● **Provided material**
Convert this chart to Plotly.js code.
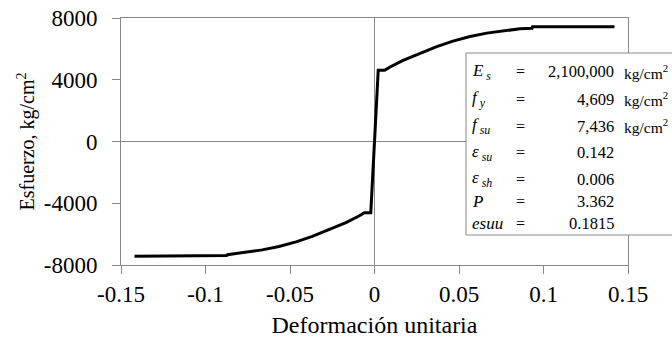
<!DOCTYPE html>
<html>
<head>
<meta charset="utf-8">
<script src="https://cdn.plot.ly/plotly-3.0.1.min.js"></script>
<style>html,body{margin:0;padding:0;background:#fff;}#chart{width:672px;height:341px;}</style>
</head>
<body>
<div id="chart"></div>
<script>
// Strain (deformación unitaria) and stress (esfuerzo, kg/cm2)
const strain = [-0.142, -0.103, -0.1025, -0.0875, -0.087, -0.078, -0.0664, -0.0565, -0.0464, -0.0368, -0.0269, -0.0169, -0.0092, -0.006, -0.0022, -0.0012, 0.0, 0.0012, 0.0022, 0.006, 0.0092, 0.0169, 0.0269, 0.0368, 0.0464, 0.0565, 0.0664, 0.076, 0.0806, 0.0861, 0.0932, 0.0935, 0.142];
const stress = [-7436, -7436, -7390, -7390, -7330, -7200, -7020, -6800, -6500, -6150, -5720, -5250, -4830, -4609, -4609, -2500, 0, 2500, 4609, 4609, 4830, 5250, 5720, 6150, 6500, 6800, 7020, 7170, 7230, 7300, 7340, 7436, 7436];

const xTickVals = [-0.15, -0.1, -0.05, 0, 0.05, 0.1, 0.15];
const xTickText = ['-0.15', '-0.1', '-0.05', '0', '0.05', '0.1', '0.15'];
const yTickVals = [-8000, -4000, 0, 4000, 8000];
const yTickText = ['-8000', '-4000', '0', '4000', '8000'];

const tableSymbols = ['<i>E</i><sub><i> s</i></sub>', '<i>f</i><sub><i> y</i></sub>', '<i>f</i><sub><i> su</i></sub>', '<i>ε</i><sub><i> su</i></sub>', '<i>ε</i><sub><i> sh</i></sub>', '<i>P</i>', '<i>esuu</i>'];
const tableValues = ['2,100,000', '4,609', '7,436', '0.142', '0.006', '3.362', '0.1815'];
const tableUnits = ['kg/cm<sup>2</sup>', 'kg/cm<sup>2</sup>', 'kg/cm<sup>2</sup>', '', '', '', ''];

const FONT = 'Times New Roman';
const W = 672, H = 341;
const L = 121, R = 628, T = 18, B = 265;
const px = x => (x - L) / (R - L);
const py = y => (B - y) / (B - T);

const rowY = [72, 99, 126, 153, 179, 201, 223];
const annotations = [];
tableSymbols.forEach((s, i) => {
  annotations.push({xref: 'paper', yref: 'paper', x: px(470), y: py(rowY[i]), xanchor: 'left', yanchor: 'middle', text: s, showarrow: false, font: {family: FONT, size: 17, color: '#000'}});
  annotations.push({xref: 'paper', yref: 'paper', x: px(520), y: py(rowY[i]), xanchor: 'center', yanchor: 'middle', text: '=', showarrow: false, font: {family: FONT, size: 16, color: '#000'}});
  annotations.push({xref: 'paper', yref: 'paper', x: px(616), y: py(rowY[i]), xanchor: 'right', yanchor: 'middle', text: tableValues[i], showarrow: false, font: {family: FONT, size: 16.5, color: '#000'}});
  if (tableUnits[i]) {
    annotations.push({xref: 'paper', yref: 'paper', x: px(622), y: py(rowY[i]), xanchor: 'left', yanchor: 'middle', text: tableUnits[i], showarrow: false, font: {family: FONT, size: 15.5, color: '#000'}});
  }
});

const data = [{
  x: strain, y: stress, type: 'scatter', mode: 'lines',
  line: {color: '#000', width: 3}, hoverinfo: 'skip'
}];

const axisCommon = {
  showgrid: false, showline: true, mirror: true, linecolor: '#888', linewidth: 1,
  zeroline: true, zerolinecolor: '#888', zerolinewidth: 1,
  ticks: 'outside', ticklen: 8, tickcolor: '#888', tickwidth: 1,
  tickfont: {family: FONT, size: 23, color: '#000'}, tickmode: 'array'
};

const layout = {
  width: W, height: H,
  margin: {l: L, r: W - R, t: T, b: H - B},
  paper_bgcolor: '#fff', plot_bgcolor: '#fff',
  showlegend: false,
  font: {family: FONT, color: '#000'},
  xaxis: Object.assign({}, axisCommon, {
    range: [-0.15, 0.15], tickvals: xTickVals, ticktext: xTickText,
    title: {text: 'Deformación unitaria', font: {family: FONT, size: 24, color: '#000'}, standoff: 10}
  }),
  yaxis: Object.assign({}, axisCommon, {
    range: [-8000, 8000], tickvals: yTickVals, ticktext: yTickText, ticklabelstandoff: 10,
    title: {text: 'Esfuerzo, kg/cm<sup>2</sup>', font: {family: FONT, size: 20, color: '#000'}, standoff: 3}
  }),
  shapes: [{
    type: 'rect', xref: 'paper', yref: 'paper', layer: 'above',
    x0: px(466), x1: px(700), y0: py(235), y1: py(53),
    line: {color: '#888', width: 1}, fillcolor: '#fff'
  }],
  annotations: annotations
};

Plotly.newPlot('chart', data, layout, {displayModeBar: false, staticPlot: true});
</script>
</body>
</html>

● **Challenge**
Reproduce all of the data exactly, omitting each picture it holds.

● **Answer to the exercise**
Convert this chart to Plotly.js code.
<!DOCTYPE html>
<html>
<head>
<meta charset="utf-8">
<script src="https://cdn.plot.ly/plotly-3.0.1.min.js"></script>
<style>html,body{margin:0;padding:0;background:#fff;}#chart{width:672px;height:341px;}</style>
</head>
<body>
<div id="chart"></div>
<script>
// Strain (deformación unitaria) and stress (esfuerzo, kg/cm2)
const strain = [-0.142, -0.103, -0.1025, -0.0875, -0.087, -0.078, -0.0664, -0.0565, -0.0464, -0.0368, -0.0269, -0.0169, -0.0092, -0.006, -0.0022, -0.0012, 0.0, 0.0012, 0.0022, 0.006, 0.0092, 0.0169, 0.0269, 0.0368, 0.0464, 0.0565, 0.0664, 0.076, 0.0806, 0.0861, 0.0932, 0.0935, 0.142];
const stress = [-7436, -7436, -7390, -7390, -7330, -7200, -7020, -6800, -6500, -6150, -5720, -5250, -4830, -4609, -4609, -2500, 0, 2500, 4609, 4609, 4830, 5250, 5720, 6150, 6500, 6800, 7020, 7170, 7230, 7300, 7340, 7436, 7436];

const xTickVals = [-0.15, -0.1, -0.05, 0, 0.05, 0.1, 0.15];
const xTickText = ['-0.15', '-0.1', '-0.05', '0', '0.05', '0.1', '0.15'];
const yTickVals = [-8000, -4000, 0, 4000, 8000];
const yTickText = ['-8000', '-4000', '0', '4000', '8000'];

const tableSymbols = ['<i>E</i><sub><i> s</i></sub>', '<i>f</i><sub><i> y</i></sub>', '<i>f</i><sub><i> su</i></sub>', '<i>ε</i><sub><i> su</i></sub>', '<i>ε</i><sub><i> sh</i></sub>', '<i>P</i>', '<i>esuu</i>'];
const tableValues = ['2,100,000', '4,609', '7,436', '0.142', '0.006', '3.362', '0.1815'];
const tableUnits = ['kg/cm<sup>2</sup>', 'kg/cm<sup>2</sup>', 'kg/cm<sup>2</sup>', '', '', '', ''];

const FONT = 'Times New Roman';
const W = 672, H = 341;
const L = 121, R = 628, T = 18, B = 265;
const px = x => (x - L) / (R - L);
const py = y => (B - y) / (B - T);

const rowY = [72, 99, 126, 153, 179, 201, 223];
const annotations = [];
tableSymbols.forEach((s, i) => {
  annotations.push({xref: 'paper', yref: 'paper', x: px(470), y: py(rowY[i]), xanchor: 'left', yanchor: 'middle', text: s, showarrow: false, font: {family: FONT, size: 17, color: '#000'}});
  annotations.push({xref: 'paper', yref: 'paper', x: px(520), y: py(rowY[i]), xanchor: 'center', yanchor: 'middle', text: '=', showarrow: false, font: {family: FONT, size: 16, color: '#000'}});
  annotations.push({xref: 'paper', yref: 'paper', x: px(616), y: py(rowY[i]), xanchor: 'right', yanchor: 'middle', text: tableValues[i], showarrow: false, font: {family: FONT, size: 16.5, color: '#000'}});
  if (tableUnits[i]) {
    annotations.push({xref: 'paper', yref: 'paper', x: px(622), y: py(rowY[i]), xanchor: 'left', yanchor: 'middle', text: tableUnits[i], showarrow: false, font: {family: FONT, size: 15.5, color: '#000'}});
  }
});

const data = [{
  x: strain, y: stress, type: 'scatter', mode: 'lines',
  line: {color: '#000', width: 3}, hoverinfo: 'skip'
}];

const axisCommon = {
  showgrid: false, showline: true, mirror: true, linecolor: '#888', linewidth: 1,
  zeroline: true, zerolinecolor: '#888', zerolinewidth: 1,
  ticks: 'outside', ticklen: 8, tickcolor: '#888', tickwidth: 1,
  tickfont: {family: FONT, size: 23, color: '#000'}, tickmode: 'array'
};

const layout = {
  width: W, height: H,
  margin: {l: L, r: W - R, t: T, b: H - B},
  paper_bgcolor: '#fff', plot_bgcolor: '#fff',
  showlegend: false,
  font: {family: FONT, color: '#000'},
  xaxis: Object.assign({}, axisCommon, {
    range: [-0.15, 0.15], tickvals: xTickVals, ticktext: xTickText,
    title: {text: 'Deformación unitaria', font: {family: FONT, size: 24, color: '#000'}, standoff: 10}
  }),
  yaxis: Object.assign({}, axisCommon, {
    range: [-8000, 8000], tickvals: yTickVals, ticktext: yTickText, ticklabelstandoff: 10,
    title: {text: 'Esfuerzo, kg/cm<sup>2</sup>', font: {family: FONT, size: 20, color: '#000'}, standoff: 3}
  }),
  shapes: [{
    type: 'rect', xref: 'paper', yref: 'paper', layer: 'above',
    x0: px(466), x1: px(700), y0: py(235), y1: py(53),
    line: {color: '#888', width: 1}, fillcolor: '#fff'
  }],
  annotations: annotations
};

Plotly.newPlot('chart', data, layout, {displayModeBar: false, staticPlot: true});
</script>
</body>
</html>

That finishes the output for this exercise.